Poetry July/August 2014, v.204 no.4
I’m working my way through the 2014 issues of Poetry. Worth the time.

Some Angels Wear Black: selected poems by Eli Coppola
Eli Coppola was a hot poet on the scene when I moved to the metropolis and started attending readings and reading at opens back in the 90s. She struggled with muscular dystrophy. This collection was published by Jennifer Joseph’s Manic D Press. Jennifer hosted the reading Poetry Above Paradise where Coppola was a star.

Seriously Funny: poems about love, death, religion, art, politics, sex, and everything else edited by Barbara Hamby & David Kirby
After spending months with Carolyn Forche’s bummer poems anthology, Against Forgetting: twentieth century poetry of witness, I needed something on a different track. I turned to this anthology, which came to me as a Hanukkah gift from Kent’s sister Kim. Whether I’ll love it or not, I’m already pleased to be listening to a new tune.
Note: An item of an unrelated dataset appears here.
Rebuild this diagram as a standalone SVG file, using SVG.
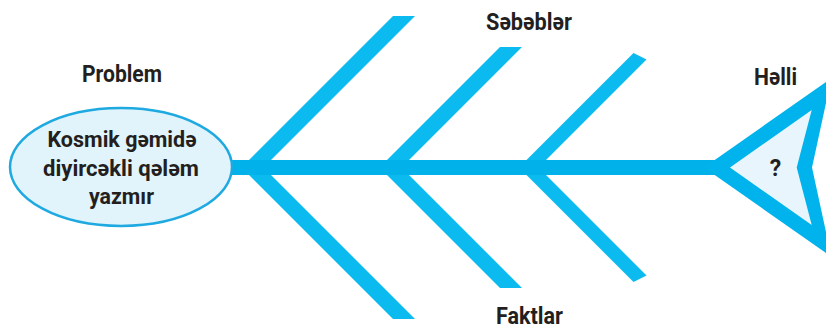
<svg xmlns="http://www.w3.org/2000/svg" width="826" height="329" viewBox="0 0 826 329">
  <style>
    .lbl { font-family: Roboto, "Liberation Sans", sans-serif; font-weight: 700; fill: #231f20; text-anchor: middle; }
    .bone { fill: #0bbbef; }
    .spine { fill: #00b1ea; }
  </style>
  <rect width="826" height="329" fill="#ffffff"/>
  <g id="connectors">
    <rect class="spine" x="225" y="160" width="490" height="15"/>
    <!-- set 1 -->
    <polygon class="bone" points="393,16 415,16 263.5,167.5 241.5,167.5"/>
    <polygon class="bone" points="241.5,167.5 263.5,167.5 415,319 393,319"/>
    <!-- set 2 -->
    <polygon class="bone" points="500,47 522,47 401.5,167.5 379.5,167.5"/>
    <polygon class="bone" points="379.5,167.5 401.5,167.5 522,288 500,288"/>
    <!-- set 3 -->
    <polygon class="bone" points="633.5,53 646.5,59.5 538.5,167.5 519,167.5"/>
    <polygon class="bone" points="519,167.5 538.5,167.5 646.5,275.5 633.5,282"/>
    <rect class="spine" x="225" y="160" width="490" height="15"/>
  </g>
  <g id="problem">
    <text class="lbl" x="122" y="82" font-size="23.5" textLength="80" lengthAdjust="spacingAndGlyphs">Problem</text>
    <ellipse cx="121" cy="167" rx="111" ry="59" fill="#e1f3fb" stroke="#1ea9e1" stroke-width="2.5"/>
    <text class="lbl" x="122" y="147" font-size="22.5" textLength="149" lengthAdjust="spacingAndGlyphs">Kosmik gəmidə</text>
    <text class="lbl" x="121" y="175.5" font-size="22.5" textLength="156" lengthAdjust="spacingAndGlyphs">diyircəkli qələm</text>
    <text class="lbl" x="121.5" y="203.5" font-size="22.5" textLength="65" lengthAdjust="spacingAndGlyphs">yazmır</text>
  </g>
  <g id="causes">
    <text class="lbl" x="529" y="30" font-size="23" textLength="86" lengthAdjust="spacingAndGlyphs">Səbəblər</text>
  </g>
  <g id="facts">
    <text class="lbl" x="529.5" y="324" font-size="23.5" textLength="67" lengthAdjust="spacingAndGlyphs">Faktlar</text>
  </g>
  <g id="solution">
    <text class="lbl" x="775.5" y="85" font-size="24" textLength="43" lengthAdjust="spacingAndGlyphs">Həlli</text>
    <polygon points="704,167.5 831.4,78.2 812,167.5 831.4,256.8" fill="#00b3ec"/>
    <polygon points="730,167.5 811.7,110 796.7,167.5 811.7,225" fill="#e8f5fc"/>
    <text class="lbl" x="775.5" y="176" font-size="23">?</text>
  </g>
</svg>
Arroyo Literary Review Spring 2012
This is the literary magazine of California State University, East Bay. It looks sharp and the reading has been good so far.
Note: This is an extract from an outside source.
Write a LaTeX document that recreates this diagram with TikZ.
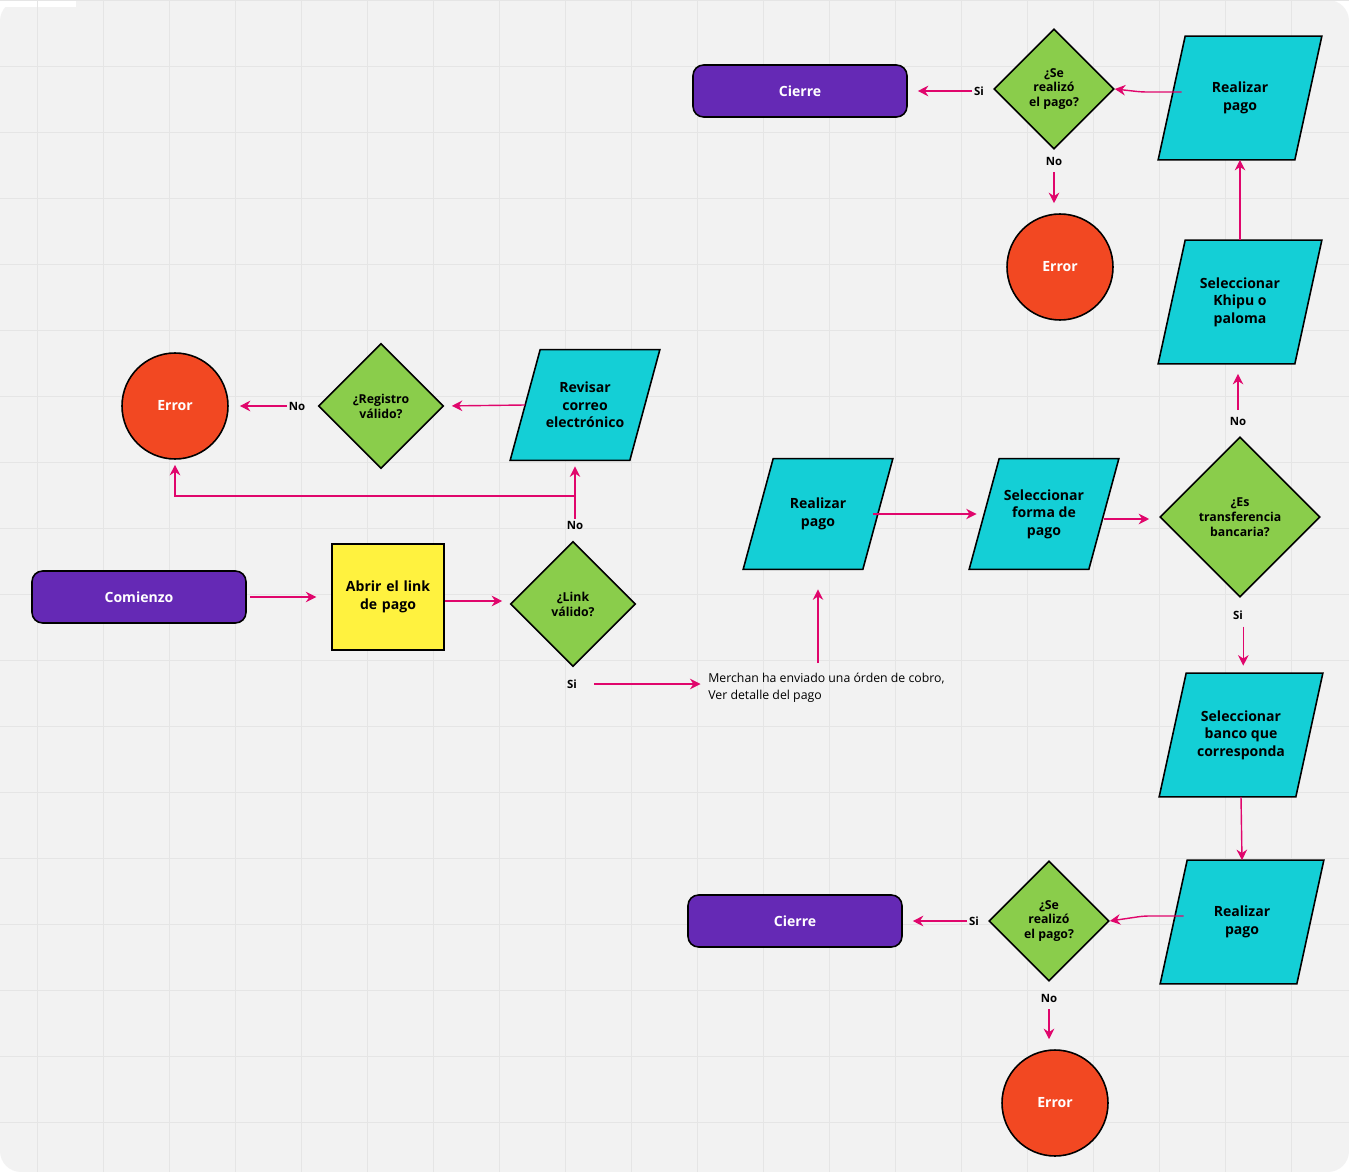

Americana: the Kinks, the riff, the road: the story by Ray Davies
Lead singer and songwriter for the Kinks Ray Davies was on his own in the early ohs. While my first conscious notice of the Kinks was their 80s hit “Come Dancing,” I discovered an appreciation for the Kinks catalog around the time Davies was living this memoir. The writing in Americana is a little diffuse but I’m liking Davies and look forward to reading more of what he says.

The Virtues of Poetry by John Longenbach
Discussions of poetry that focus on the number of stresses in a line are pretty much guaranteed to bore the fuck out of me, so I rolled my eyes when Longenbach started the book that way. He seems to be progressing to other aspects of poetry and with enthusiasm so I’ll stick with it. It’s a short book!

Driving Mr. Albert: a trip across American with Einstein’s brain by Michael Paterniti
What to make of this book? Paterniti befriended the medical doctor who did the autopsy on the body of Albert Einstein. In the process of the autopsy the doctor removed Einstein’s brain. What’s the brain been doing since?

The Selected Poems of Irving Layton
Why am I reading this? Randomness!

Destination Saigon: adventures in Vietnam by Walter Mason
I enjoyed Walter Mason’s Destination Cambodia so I’m following him back to his earlier book. Kent and I did spend the first week of our SE Asia trip in or near Saigon (Ho Chi Minh City). What does Mason think about competing with motorbikes for the sidewalk? Will he tell us?

A Place I’ve Never Been: stories by David Leavitt
It’s been a little while since I read a Leavitt, so I’m reading another.